Everything from the first line down to the line containing "var chart = echarts.init(document.getElementById('chart'));" is to be retyped exactly, both ends included, with pictures left out.

•••

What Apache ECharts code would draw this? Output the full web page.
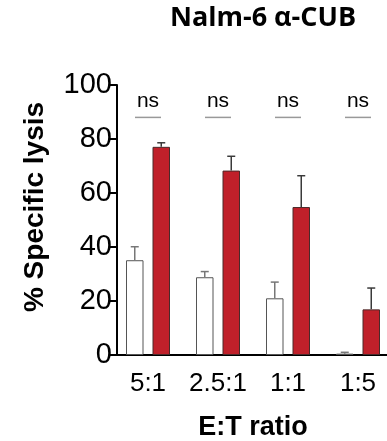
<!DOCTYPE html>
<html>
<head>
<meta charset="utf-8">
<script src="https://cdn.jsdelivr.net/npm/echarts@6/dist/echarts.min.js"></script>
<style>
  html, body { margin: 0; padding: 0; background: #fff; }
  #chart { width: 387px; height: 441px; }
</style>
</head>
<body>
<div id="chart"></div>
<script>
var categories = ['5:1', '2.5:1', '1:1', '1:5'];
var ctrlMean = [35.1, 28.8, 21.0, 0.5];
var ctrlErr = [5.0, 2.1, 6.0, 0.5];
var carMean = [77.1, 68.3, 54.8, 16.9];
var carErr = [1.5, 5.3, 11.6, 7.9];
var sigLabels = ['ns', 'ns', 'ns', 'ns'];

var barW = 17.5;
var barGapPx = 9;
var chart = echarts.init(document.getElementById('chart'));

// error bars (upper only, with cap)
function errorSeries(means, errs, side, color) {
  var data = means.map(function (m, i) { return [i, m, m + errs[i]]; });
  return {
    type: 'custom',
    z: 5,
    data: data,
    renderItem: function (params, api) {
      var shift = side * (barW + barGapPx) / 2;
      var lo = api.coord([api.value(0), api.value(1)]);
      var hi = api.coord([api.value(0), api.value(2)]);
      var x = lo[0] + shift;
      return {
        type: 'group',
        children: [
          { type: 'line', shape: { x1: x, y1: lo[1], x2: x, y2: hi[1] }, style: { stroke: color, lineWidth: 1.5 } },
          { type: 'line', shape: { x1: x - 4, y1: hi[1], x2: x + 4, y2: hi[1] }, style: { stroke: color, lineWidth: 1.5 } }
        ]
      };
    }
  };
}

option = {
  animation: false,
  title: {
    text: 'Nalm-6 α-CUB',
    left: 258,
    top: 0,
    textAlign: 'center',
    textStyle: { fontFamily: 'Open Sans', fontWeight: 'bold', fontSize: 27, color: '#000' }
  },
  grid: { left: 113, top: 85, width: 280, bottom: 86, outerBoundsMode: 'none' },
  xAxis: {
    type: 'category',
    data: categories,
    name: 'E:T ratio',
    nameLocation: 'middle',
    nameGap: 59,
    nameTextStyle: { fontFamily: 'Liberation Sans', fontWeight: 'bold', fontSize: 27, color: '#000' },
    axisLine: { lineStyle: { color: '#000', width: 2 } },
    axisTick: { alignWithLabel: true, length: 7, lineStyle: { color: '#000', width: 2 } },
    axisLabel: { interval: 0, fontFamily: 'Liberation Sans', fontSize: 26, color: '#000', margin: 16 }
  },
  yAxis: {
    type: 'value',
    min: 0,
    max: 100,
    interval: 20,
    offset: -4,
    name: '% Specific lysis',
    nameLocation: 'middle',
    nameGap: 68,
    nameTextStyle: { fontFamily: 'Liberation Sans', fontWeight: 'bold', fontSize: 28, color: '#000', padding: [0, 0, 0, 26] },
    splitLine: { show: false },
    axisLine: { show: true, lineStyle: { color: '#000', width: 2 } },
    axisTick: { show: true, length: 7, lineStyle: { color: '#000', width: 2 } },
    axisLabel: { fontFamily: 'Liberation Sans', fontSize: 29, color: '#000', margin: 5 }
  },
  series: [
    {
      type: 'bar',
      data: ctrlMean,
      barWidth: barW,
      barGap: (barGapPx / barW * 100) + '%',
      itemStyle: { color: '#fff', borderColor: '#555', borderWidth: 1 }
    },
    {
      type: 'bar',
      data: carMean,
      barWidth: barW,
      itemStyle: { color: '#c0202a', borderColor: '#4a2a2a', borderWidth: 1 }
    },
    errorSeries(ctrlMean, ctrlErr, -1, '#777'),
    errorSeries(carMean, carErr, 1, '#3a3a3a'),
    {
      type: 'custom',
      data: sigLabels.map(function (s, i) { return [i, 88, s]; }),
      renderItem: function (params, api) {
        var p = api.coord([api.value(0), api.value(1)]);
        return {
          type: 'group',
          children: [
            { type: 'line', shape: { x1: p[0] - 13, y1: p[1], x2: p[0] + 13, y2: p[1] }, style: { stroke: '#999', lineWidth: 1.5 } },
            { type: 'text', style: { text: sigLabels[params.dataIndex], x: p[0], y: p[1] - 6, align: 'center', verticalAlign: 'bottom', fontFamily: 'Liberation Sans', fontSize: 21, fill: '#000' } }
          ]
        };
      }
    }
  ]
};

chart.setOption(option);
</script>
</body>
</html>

•••

## IN RESPONSE
What Apache ECharts code would draw this? Output the full web page.
<!DOCTYPE html>
<html>
<head>
<meta charset="utf-8">
<script src="https://cdn.jsdelivr.net/npm/echarts@6/dist/echarts.min.js"></script>
<style>
  html, body { margin: 0; padding: 0; background: #fff; }
  #chart { width: 387px; height: 441px; }
</style>
</head>
<body>
<div id="chart"></div>
<script>
var categories = ['5:1', '2.5:1', '1:1', '1:5'];
var ctrlMean = [35.1, 28.8, 21.0, 0.5];
var ctrlErr = [5.0, 2.1, 6.0, 0.5];
var carMean = [77.1, 68.3, 54.8, 16.9];
var carErr = [1.5, 5.3, 11.6, 7.9];
var sigLabels = ['ns', 'ns', 'ns', 'ns'];

var barW = 17.5;
var barGapPx = 9;
var chart = echarts.init(document.getElementById('chart'));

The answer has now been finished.